Without the pictures, extract every line from the start of the material to the line containing "(ppcS) -- (ppcT);", both ends included.

------------------------------------------------

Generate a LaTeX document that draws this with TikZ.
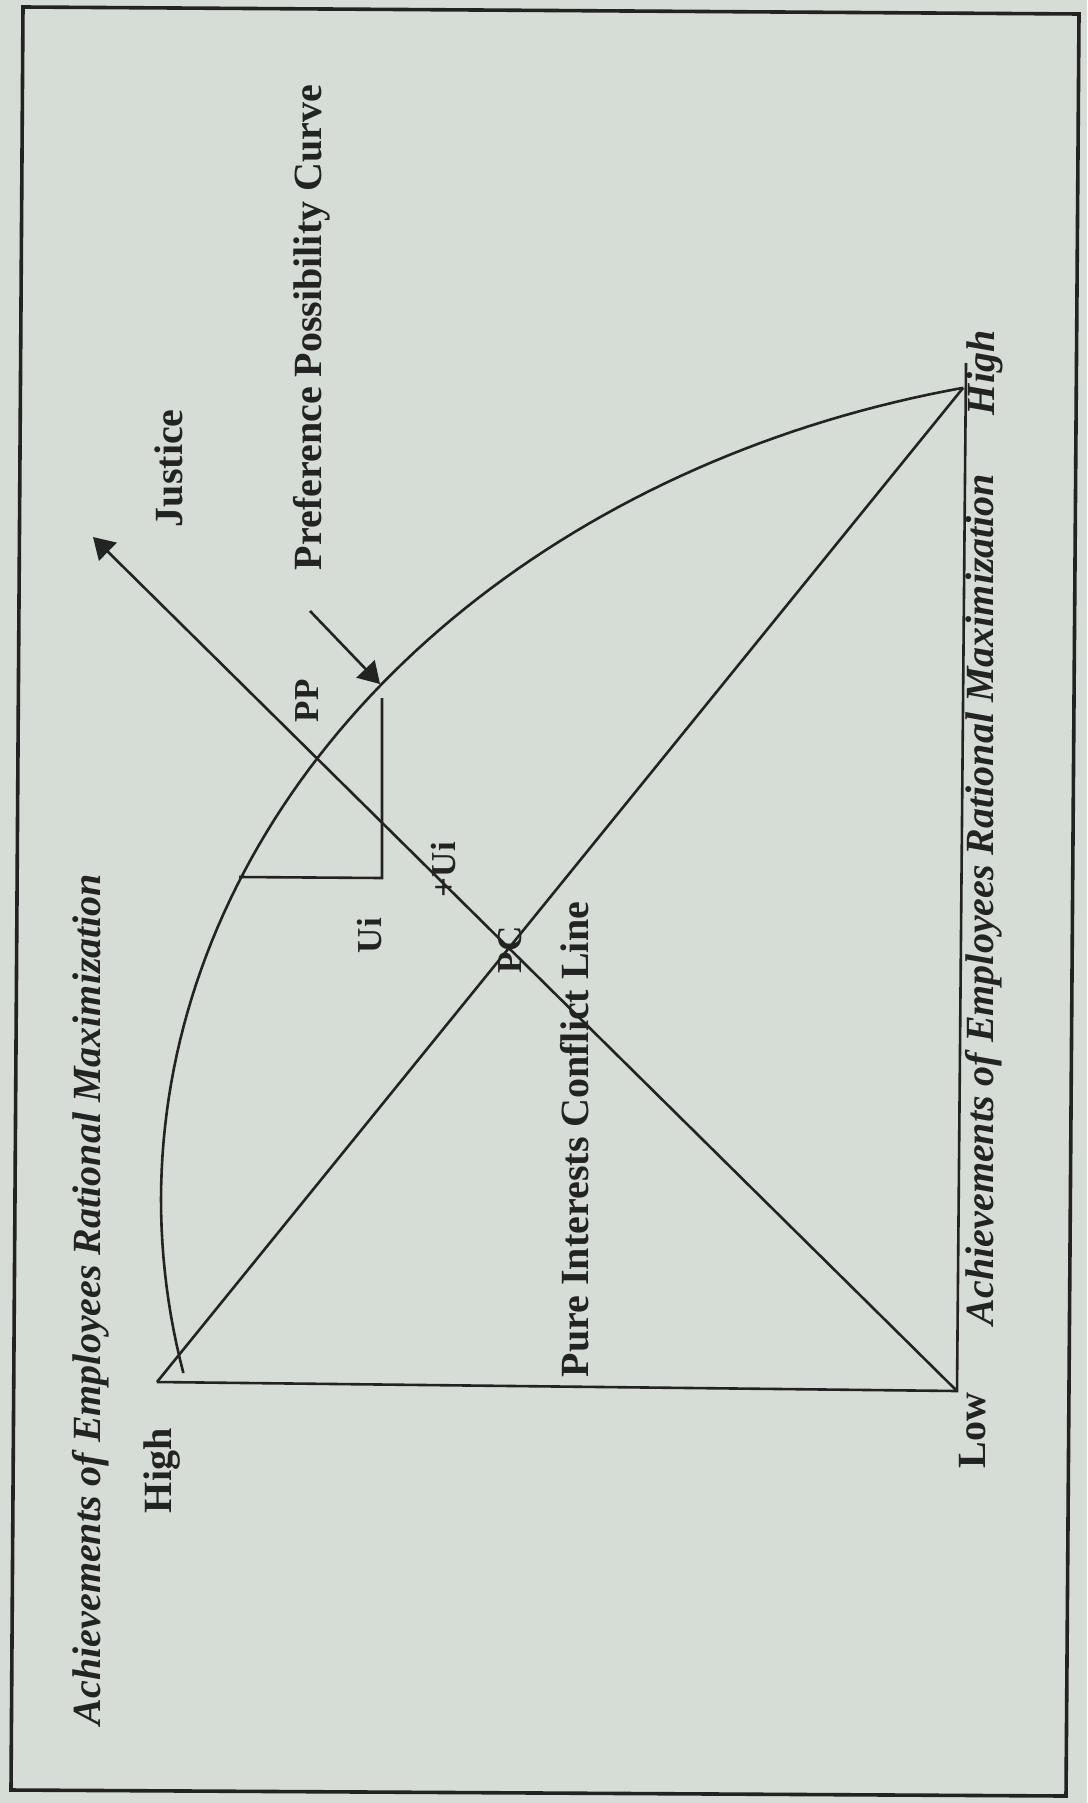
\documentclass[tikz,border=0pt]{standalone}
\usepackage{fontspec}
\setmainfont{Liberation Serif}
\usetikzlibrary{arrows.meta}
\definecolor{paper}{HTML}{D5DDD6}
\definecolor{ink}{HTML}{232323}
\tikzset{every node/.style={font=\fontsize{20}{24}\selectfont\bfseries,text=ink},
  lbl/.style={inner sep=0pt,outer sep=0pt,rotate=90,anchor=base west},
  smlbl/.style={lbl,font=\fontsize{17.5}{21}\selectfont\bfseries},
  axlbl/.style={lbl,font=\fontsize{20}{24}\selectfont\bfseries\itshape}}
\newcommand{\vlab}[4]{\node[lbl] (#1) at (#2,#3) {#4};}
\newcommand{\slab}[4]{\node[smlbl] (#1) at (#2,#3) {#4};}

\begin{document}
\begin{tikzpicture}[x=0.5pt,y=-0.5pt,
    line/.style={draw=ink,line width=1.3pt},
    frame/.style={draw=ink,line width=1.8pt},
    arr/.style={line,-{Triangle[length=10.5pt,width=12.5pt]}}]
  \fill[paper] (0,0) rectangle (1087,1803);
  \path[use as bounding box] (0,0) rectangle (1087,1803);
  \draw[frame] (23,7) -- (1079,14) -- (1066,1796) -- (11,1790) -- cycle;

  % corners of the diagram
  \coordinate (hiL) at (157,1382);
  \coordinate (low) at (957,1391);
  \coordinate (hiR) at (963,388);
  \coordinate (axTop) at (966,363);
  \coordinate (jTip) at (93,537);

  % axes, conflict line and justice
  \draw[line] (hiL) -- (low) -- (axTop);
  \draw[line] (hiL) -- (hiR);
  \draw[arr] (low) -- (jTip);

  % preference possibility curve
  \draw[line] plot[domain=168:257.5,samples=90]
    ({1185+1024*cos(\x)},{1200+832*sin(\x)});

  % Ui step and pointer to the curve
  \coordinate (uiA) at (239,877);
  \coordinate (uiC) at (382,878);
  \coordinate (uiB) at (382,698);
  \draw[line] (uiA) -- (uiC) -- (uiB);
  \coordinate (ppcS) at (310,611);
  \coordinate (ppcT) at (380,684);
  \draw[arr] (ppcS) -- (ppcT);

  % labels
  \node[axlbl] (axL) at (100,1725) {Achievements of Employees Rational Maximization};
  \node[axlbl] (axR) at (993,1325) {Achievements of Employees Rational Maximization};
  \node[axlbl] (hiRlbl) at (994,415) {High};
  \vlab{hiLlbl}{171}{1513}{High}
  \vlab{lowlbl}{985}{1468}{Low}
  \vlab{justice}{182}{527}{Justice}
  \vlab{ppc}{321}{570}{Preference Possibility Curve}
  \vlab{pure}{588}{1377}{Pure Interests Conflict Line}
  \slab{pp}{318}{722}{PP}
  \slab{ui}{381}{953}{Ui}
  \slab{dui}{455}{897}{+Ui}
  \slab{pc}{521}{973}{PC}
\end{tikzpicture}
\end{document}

------------------------------------------------

• Solution to this exercise
Generate a LaTeX document that draws this with TikZ.
\documentclass[tikz,border=0pt]{standalone}
\usepackage{fontspec}
\setmainfont{Liberation Serif}
\usetikzlibrary{arrows.meta}
\definecolor{paper}{HTML}{D5DDD6}
\definecolor{ink}{HTML}{232323}
\tikzset{every node/.style={font=\fontsize{20}{24}\selectfont\bfseries,text=ink},
  lbl/.style={inner sep=0pt,outer sep=0pt,rotate=90,anchor=base west},
  smlbl/.style={lbl,font=\fontsize{17.5}{21}\selectfont\bfseries},
  axlbl/.style={lbl,font=\fontsize{20}{24}\selectfont\bfseries\itshape}}
\newcommand{\vlab}[4]{\node[lbl] (#1) at (#2,#3) {#4};}
\newcommand{\slab}[4]{\node[smlbl] (#1) at (#2,#3) {#4};}

\begin{document}
\begin{tikzpicture}[x=0.5pt,y=-0.5pt,
    line/.style={draw=ink,line width=1.3pt},
    frame/.style={draw=ink,line width=1.8pt},
    arr/.style={line,-{Triangle[length=10.5pt,width=12.5pt]}}]
  \fill[paper] (0,0) rectangle (1087,1803);
  \path[use as bounding box] (0,0) rectangle (1087,1803);
  \draw[frame] (23,7) -- (1079,14) -- (1066,1796) -- (11,1790) -- cycle;

  % corners of the diagram
  \coordinate (hiL) at (157,1382);
  \coordinate (low) at (957,1391);
  \coordinate (hiR) at (963,388);
  \coordinate (axTop) at (966,363);
  \coordinate (jTip) at (93,537);

  % axes, conflict line and justice
  \draw[line] (hiL) -- (low) -- (axTop);
  \draw[line] (hiL) -- (hiR);
  \draw[arr] (low) -- (jTip);

  % preference possibility curve
  \draw[line] plot[domain=168:257.5,samples=90]
    ({1185+1024*cos(\x)},{1200+832*sin(\x)});

  % Ui step and pointer to the curve
  \coordinate (uiA) at (239,877);
  \coordinate (uiC) at (382,878);
  \coordinate (uiB) at (382,698);
  \draw[line] (uiA) -- (uiC) -- (uiB);
  \coordinate (ppcS) at (310,611);
  \coordinate (ppcT) at (380,684);
  \draw[arr] (ppcS) -- (ppcT);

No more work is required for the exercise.